Joseph Weeks Babcock (March 6, 1850April 27, 1909) was an American lumber businessman and Republican politician from central Wisconsin. He served seven terms in the U.S. House of Representatives, representing Wisconsin's 3rd congressional district from 1893 to 1907. He served as chairman of the National Republican Congressional Committee in 1894, and saw the Republicans returned to the U.S. House majority, and was then retained as chairman for the 1896, 1898, and 1900 elections.
Before serving in Congress, he served two terms in the Wisconsin State Assembly (1889–1893). He is the namesake of Babcock, Wisconsin. His maternal grandfather and namesake was Joseph Weeks, who served as a U.S. representative from New Hampshire in the 1830s.

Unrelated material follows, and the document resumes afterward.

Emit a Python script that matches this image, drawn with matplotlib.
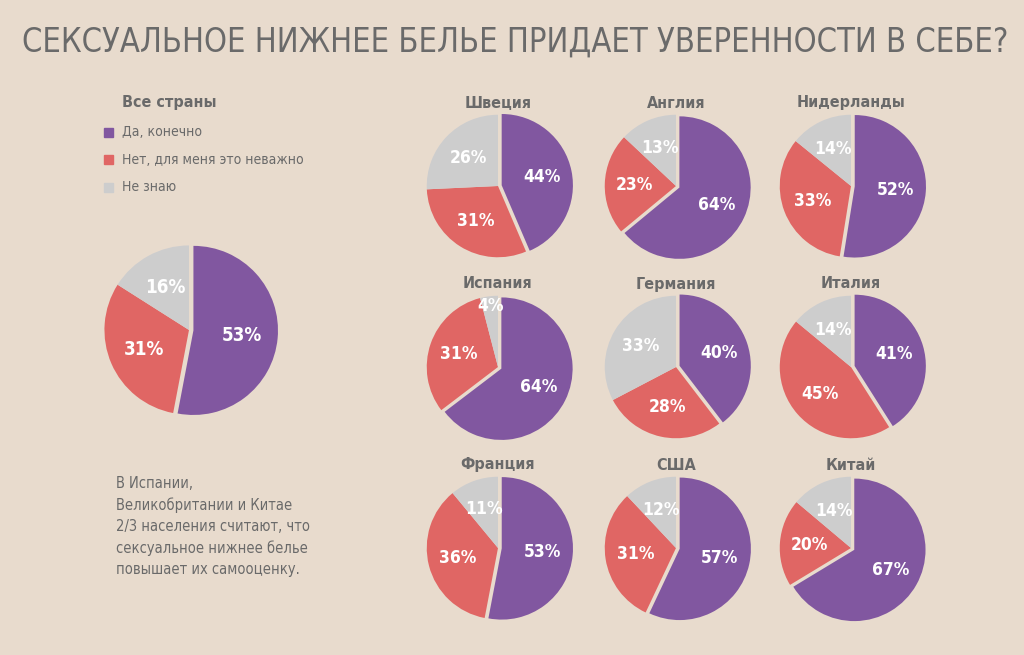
import numpy as np
import matplotlib
matplotlib.use('Agg')
import matplotlib.pyplot as plt

W, H = 1024, 655
BG = '#e8dbcd'
TXT = '#6a6a6a'
colors = ['#8157a0', '#e06664', '#cdcdcd']

title = 'СЕКСУАЛЬНОЕ НИЖНЕЕ БЕЛЬЕ ПРИДАЕТ УВЕРЕННОСТИ В СЕБЕ?'
legend_title = 'Все страны'
answers = ['Да, конечно', 'Нет, для меня это неважно', 'Не знаю']
note = ('В Испании,\nВеликобритании и Китае\n2/3 населения считают, что\n'
        'сексуальное нижнее белье\nповышает их самооценку.')

all_countries = [53, 31, 16]

countries = ['Швеция', 'Англия', 'Нидерланды',
             'Испания', 'Германия', 'Италия',
             'Франция', 'США', 'Китай']
yes = [44, 64, 52, 64, 40, 41, 53, 57, 67]
no = [31, 23, 33, 31, 28, 45, 36, 31, 20]
dont_know = [26, 13, 14, 4, 33, 14, 11, 12, 14]

plt.rcParams['font.family'] = ['DejaVu Sans']
plt.rcParams['font.stretch'] = 'condensed'

fig = plt.figure(figsize=(W / 100, H / 100), dpi=100, facecolor=BG)


def draw_pie(cx, cy, r, values, fs):
    # axes placed in pixel coords (origin top-left)
    ax = fig.add_axes([(cx - r) / W, 1 - (cy + r) / H, 2 * r / W, 2 * r / H])
    ax.set_facecolor('none')
    wedges, _ = ax.pie(values, colors=colors, startangle=90, counterclock=False,
                       explode=[0.05, 0, 0], radius=0.95,
                       wedgeprops=dict(linewidth=0))
    for w, v in zip(wedges, values):
        ang = np.deg2rad((w.theta1 + w.theta2) / 2)
        d = 0.55 if v > 8 else 0.82
        ax.text(w.center[0] + d * np.cos(ang), w.center[1] + d * np.sin(ang),
                f'{v}%', ha='center', va='center', color='white',
                fontsize=fs, fontweight='bold')
    ax.set_xlim(-1, 1)
    ax.set_ylim(-1, 1)
    ax.set_aspect('equal')
    ax.axis('off')
    return ax


# title, scaled to fill the same width as the reference
t = fig.text(22 / W, 1 - 42 / H, title, fontsize=30, color=TXT, va='center', ha='left')
fig.canvas.draw()
tw = t.get_window_extent().width
t.set_fontsize(30 * 986 / tw)

# legend
fig.text(122 / W, 1 - 103 / H, legend_title, fontsize=11.5, fontweight='bold',
         color=TXT, va='center')
for i, (lab, c) in enumerate(zip(answers, colors)):
    y = 1 - (132 + i * 27.5) / H
    fig.patches.append(plt.Rectangle((104 / W, y - 4.5 / H), 9 / W, 9 / H,
                                     transform=fig.transFigure, color=c))
    fig.text(122 / W, y, lab, fontsize=10, color=TXT, va='center')

# main pie
draw_pie(189, 330, 89, all_countries, 13.5)

# note
fig.text(116 / W, 1 - 476 / H, note, fontsize=10.5, color=TXT, va='top',
         linespacing=1.5)

# country pies
xs = [498, 676, 851]
ys = [186, 367, 548]
for i, name in enumerate(countries):
    cx, cy = xs[i % 3], ys[i // 3]
    draw_pie(cx, cy, 75, [yes[i], no[i], dont_know[i]], 12.5)
    fig.text(cx / W, 1 - (cy - 83) / H, name, fontsize=11.5, fontweight='bold',
             color=TXT, ha='center', va='center')

fig.savefig('out.png', dpi=100, facecolor=BG)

Born in Swanton, Vermont. He grew up in Butler County, Iowa, where he started his lumber career working at his father's lumberyard. In 1881 he moved to Necedah, Wisconsin, where he amassed a fortune during his 17 years as manager and secretary of the Necedah Lumber Company, and served in the Wisconsin State Assembly from 1888 to 1892.
He married Mary Finch, a native of Clinton, Iowa, and the daughter of C. C. Finch. They resided for many years in Necedah, Wisconsin, where Babcock was in the lumber business. They had a son, Charles, and a daughter, Amelia. The Babcocks owned a residence on Capitol Hill facing the capitol grounds.
In 1892, Babcock was elected to the 53rd United States Congress from Wisconsin's 3rd congressional district and was reelected to the six subsequent congresses as well serving from March 4, 1893, till March 3, 1907. In 1893, he helped organize the Republican Congressional Campaign Committee; he was credited with helping achieve Republican successes in the 1894 House elections, and was chairman of the committee for the next ten years. He was a candidate for Speaker of the House in 1902, but lost to Joseph Cannon. He was defeated for reelection in 1906 by Democrat James William Murphy. Speeches on "History of Money and Financial Legislature in the United States" and "Three Evenings with Silver and Money" were published in pamphlet form by him in 1896.
He continued to live in Washington, D.C., where in 1909 he died at the age of 59 after suffering for several weeks from liver and kidney problems.